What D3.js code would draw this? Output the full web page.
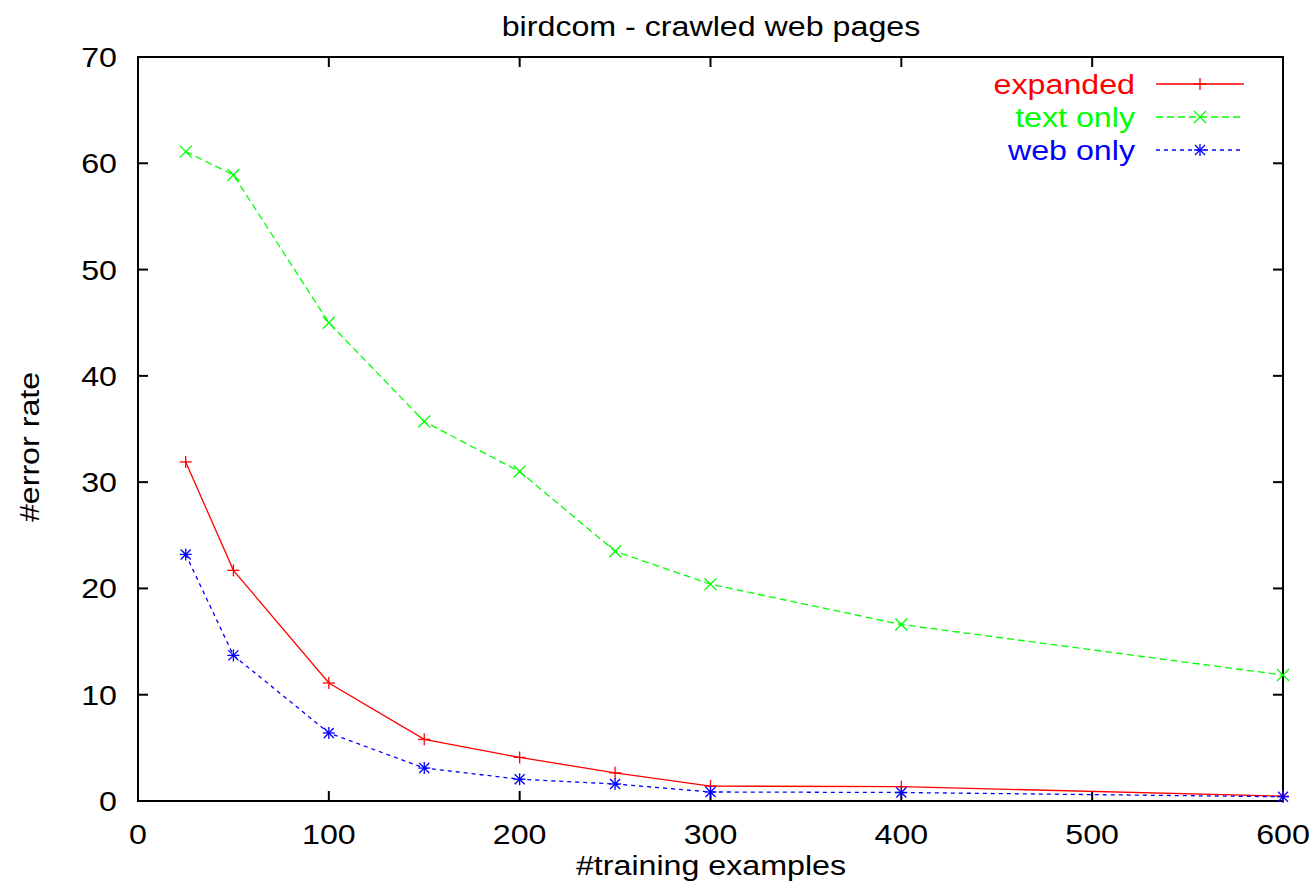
<!DOCTYPE html>
<html>
<head>
<meta charset="utf-8">
<script src="https://cdn.jsdelivr.net/npm/d3@7"></script>
<style>
  body { margin: 0; background: #fff; }
  svg text { font-family: "Liberation Sans", Arial, sans-serif; }
</style>
</head>
<body>
<div id="chart"></div>
<script>
var xValues = [25, 50, 100, 150, 200, 250, 300, 400, 600];
var expanded = [31.9, 21.7, 11.1, 5.8, 4.1, 2.65, 1.4, 1.35, 0.45];
var textOnly = [61.1, 58.9, 45.0, 35.7, 31.0, 23.5, 20.4, 16.6, 11.85];
var webOnly  = [23.2, 13.7, 6.4, 3.1, 2.05, 1.6, 0.85, 0.8, 0.4];
var xTicks = [0, 100, 200, 300, 400, 500, 600];
var yTicks = [0, 10, 20, 30, 40, 50, 60, 70];

var series = [
  {name: "expanded", values: expanded, color: "#ff0000", dash: null, marker: "plus"},
  {name: "text only", values: textOnly, color: "#00ff00", dash: "7,4", marker: "cross"},
  {name: "web only", values: webOnly, color: "#0000ff", dash: "4,4", marker: "star"}
];

var width = 1316, height = 886;
var margin = {top: 57, right: 33, bottom: 85, left: 138};

var svg = d3.select("#chart").append("svg")
  .attr("width", width)
  .attr("height", height);

var x = d3.scaleLinear().domain([0, 600]).range([margin.left, width - margin.right]);
var y = d3.scaleLinear().domain([0, 70]).range([height - margin.bottom, margin.top]);

var fontSize = 28;
var stretch = 1.15; // the postscript font renders a bit wider than it is tall
var tickLen = 10;

function label(px, py, str, anchor, color, rot) {
  return svg.append("text")
    .attr("transform", "translate(" + px + "," + py + ")" + (rot ? " rotate(" + rot + ")" : "") + " scale(" + stretch + ",1)")
    .attr("text-anchor", anchor)
    .attr("font-size", fontSize)
    .attr("fill", color || "#000")
    .text(str);
}

// ticks, inward on all four sides
xTicks.forEach(function(t) {
  svg.append("line").attr("x1", x(t)).attr("x2", x(t))
    .attr("y1", y(0)).attr("y2", y(0) - tickLen)
    .attr("stroke", "#000").attr("stroke-width", 2);
  svg.append("line").attr("x1", x(t)).attr("x2", x(t))
    .attr("y1", y(70)).attr("y2", y(70) + tickLen)
    .attr("stroke", "#000").attr("stroke-width", 2);
  label(x(t), y(0) + 43, t, "middle");
});
yTicks.forEach(function(t) {
  svg.append("line").attr("x1", x(0)).attr("x2", x(0) + tickLen)
    .attr("y1", y(t)).attr("y2", y(t))
    .attr("stroke", "#000").attr("stroke-width", 2);
  svg.append("line").attr("x1", x(600)).attr("x2", x(600) - tickLen)
    .attr("y1", y(t)).attr("y2", y(t))
    .attr("stroke", "#000").attr("stroke-width", 2);
  label(x(0) - 21, y(t) + 10, t, "end");
});

// frame
svg.append("rect")
  .attr("x", x(0)).attr("y", y(70))
  .attr("width", x(600) - x(0)).attr("height", y(0) - y(70))
  .attr("fill", "none").attr("stroke", "#000").attr("stroke-width", 2);

// titles
label(711, 36, "birdcom - crawled web pages", "middle");
label(711, 875, "#training examples", "middle");
label(39, 447, "#error rate", "middle", "#000", -90);

function drawMarker(g, type, cx, cy, color) {
  var s = 6;
  var paths = [];
  if (type === "plus" || type === "star") {
    paths.push([[cx - s, cy], [cx + s, cy]]);
    paths.push([[cx, cy - s], [cx, cy + s]]);
  }
  if (type === "cross" || type === "star") {
    var d = type === "star" ? 5 : 6;
    paths.push([[cx - d, cy - d], [cx + d, cy + d]]);
    paths.push([[cx - d, cy + d], [cx + d, cy - d]]);
  }
  paths.forEach(function(p) {
    g.append("line")
      .attr("x1", p[0][0]).attr("y1", p[0][1])
      .attr("x2", p[1][0]).attr("y2", p[1][1])
      .attr("stroke", color).attr("stroke-width", 1.3);
  });
}

var line = d3.line()
  .x(function(d, i) { return x(xValues[i]); })
  .y(function(d) { return y(d); });

series.forEach(function(s, k) {
  var g = svg.append("g");
  g.append("path")
    .attr("d", line(s.values))
    .attr("fill", "none")
    .attr("stroke", s.color)
    .attr("stroke-width", 1.3)
    .attr("stroke-dasharray", s.dash);
  s.values.forEach(function(v, i) {
    drawMarker(g, s.marker, x(xValues[i]), y(v), s.color);
  });

  // legend
  var ly = 84 + k * 33;
  label(1135, ly + 10, s.name, "end", s.color);
  svg.append("line")
    .attr("x1", 1156).attr("x2", 1244).attr("y1", ly).attr("y2", ly)
    .attr("stroke", s.color).attr("stroke-width", 1.3)
    .attr("stroke-dasharray", s.dash);
  drawMarker(svg, s.marker, 1200, ly, s.color);
});
</script>
</body>
</html>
........
Task instructions |
Would you set down the listing exactly, omitting pictures?

Exercise output |
What D3.js code would draw this? Output the full web page.
<!DOCTYPE html>
<html>
<head>
<meta charset="utf-8">
<script src="https://cdn.jsdelivr.net/npm/d3@7"></script>
<style>
  body { margin: 0; background: #fff; }
  svg text { font-family: "Liberation Sans", Arial, sans-serif; }
</style>
</head>
<body>
<div id="chart"></div>
<script>
var xValues = [25, 50, 100, 150, 200, 250, 300, 400, 600];
var expanded = [31.9, 21.7, 11.1, 5.8, 4.1, 2.65, 1.4, 1.35, 0.45];
var textOnly = [61.1, 58.9, 45.0, 35.7, 31.0, 23.5, 20.4, 16.6, 11.85];
var webOnly  = [23.2, 13.7, 6.4, 3.1, 2.05, 1.6, 0.85, 0.8, 0.4];
var xTicks = [0, 100, 200, 300, 400, 500, 600];
var yTicks = [0, 10, 20, 30, 40, 50, 60, 70];

var series = [
  {name: "expanded", values: expanded, color: "#ff0000", dash: null, marker: "plus"},
  {name: "text only", values: textOnly, color: "#00ff00", dash: "7,4", marker: "cross"},
  {name: "web only", values: webOnly, color: "#0000ff", dash: "4,4", marker: "star"}
];

var width = 1316, height = 886;
var margin = {top: 57, right: 33, bottom: 85, left: 138};

var svg = d3.select("#chart").append("svg")
  .attr("width", width)
  .attr("height", height);

var x = d3.scaleLinear().domain([0, 600]).range([margin.left, width - margin.right]);
var y = d3.scaleLinear().domain([0, 70]).range([height - margin.bottom, margin.top]);

var fontSize = 28;
var stretch = 1.15; // the postscript font renders a bit wider than it is tall
var tickLen = 10;

function label(px, py, str, anchor, color, rot) {
  return svg.append("text")
    .attr("transform", "translate(" + px + "," + py + ")" + (rot ? " rotate(" + rot + ")" : "") + " scale(" + stretch + ",1)")
    .attr("text-anchor", anchor)
    .attr("font-size", fontSize)
    .attr("fill", color || "#000")
    .text(str);
}

// ticks, inward on all four sides
xTicks.forEach(function(t) {
  svg.append("line").attr("x1", x(t)).attr("x2", x(t))
    .attr("y1", y(0)).attr("y2", y(0) - tickLen)
    .attr("stroke", "#000").attr("stroke-width", 2);
  svg.append("line").attr("x1", x(t)).attr("x2", x(t))
    .attr("y1", y(70)).attr("y2", y(70) + tickLen)
    .attr("stroke", "#000").attr("stroke-width", 2);
  label(x(t), y(0) + 43, t, "middle");
});
yTicks.forEach(function(t) {
  svg.append("line").attr("x1", x(0)).attr("x2", x(0) + tickLen)
    .attr("y1", y(t)).attr("y2", y(t))
    .attr("stroke", "#000").attr("stroke-width", 2);
  svg.append("line").attr("x1", x(600)).attr("x2", x(600) - tickLen)
    .attr("y1", y(t)).attr("y2", y(t))
    .attr("stroke", "#000").attr("stroke-width", 2);
  label(x(0) - 21, y(t) + 10, t, "end");
});

// frame
svg.append("rect")
  .attr("x", x(0)).attr("y", y(70))
  .attr("width", x(600) - x(0)).attr("height", y(0) - y(70))
  .attr("fill", "none").attr("stroke", "#000").attr("stroke-width", 2);

// titles
label(711, 36, "birdcom - crawled web pages", "middle");
label(711, 875, "#training examples", "middle");
label(39, 447, "#error rate", "middle", "#000", -90);

function drawMarker(g, type, cx, cy, color) {
  var s = 6;
  var paths = [];
  if (type === "plus" || type === "star") {
    paths.push([[cx - s, cy], [cx + s, cy]]);
    paths.push([[cx, cy - s], [cx, cy + s]]);
  }
  if (type === "cross" || type === "star") {
    var d = type === "star" ? 5 : 6;
    paths.push([[cx - d, cy - d], [cx + d, cy + d]]);
    paths.push([[cx - d, cy + d], [cx + d, cy - d]]);
  }
  paths.forEach(function(p) {
    g.append("line")
      .attr("x1", p[0][0]).attr("y1", p[0][1])
      .attr("x2", p[1][0]).attr("y2", p[1][1])
      .attr("stroke", color).attr("stroke-width", 1.3);
  });
}

var line = d3.line()
  .x(function(d, i) { return x(xValues[i]); })
  .y(function(d) { return y(d); });

series.forEach(function(s, k) {
  var g = svg.append("g");
  g.append("path")
    .attr("d", line(s.values))
    .attr("fill", "none")
    .attr("stroke", s.color)
    .attr("stroke-width", 1.3)
    .attr("stroke-dasharray", s.dash);
  s.values.forEach(function(v, i) {
    drawMarker(g, s.marker, x(xValues[i]), y(v), s.color);
  });

  // legend
  var ly = 84 + k * 33;
  label(1135, ly + 10, s.name, "end", s.color);
  svg.append("line")
    .attr("x1", 1156).attr("x2", 1244).attr("y1", ly).attr("y2", ly)
    .attr("stroke", s.color).attr("stroke-width", 1.3)
    .attr("stroke-dasharray", s.dash);
  drawMarker(svg, s.marker, 1200, ly, s.color);
});
</script>
</body>
</html>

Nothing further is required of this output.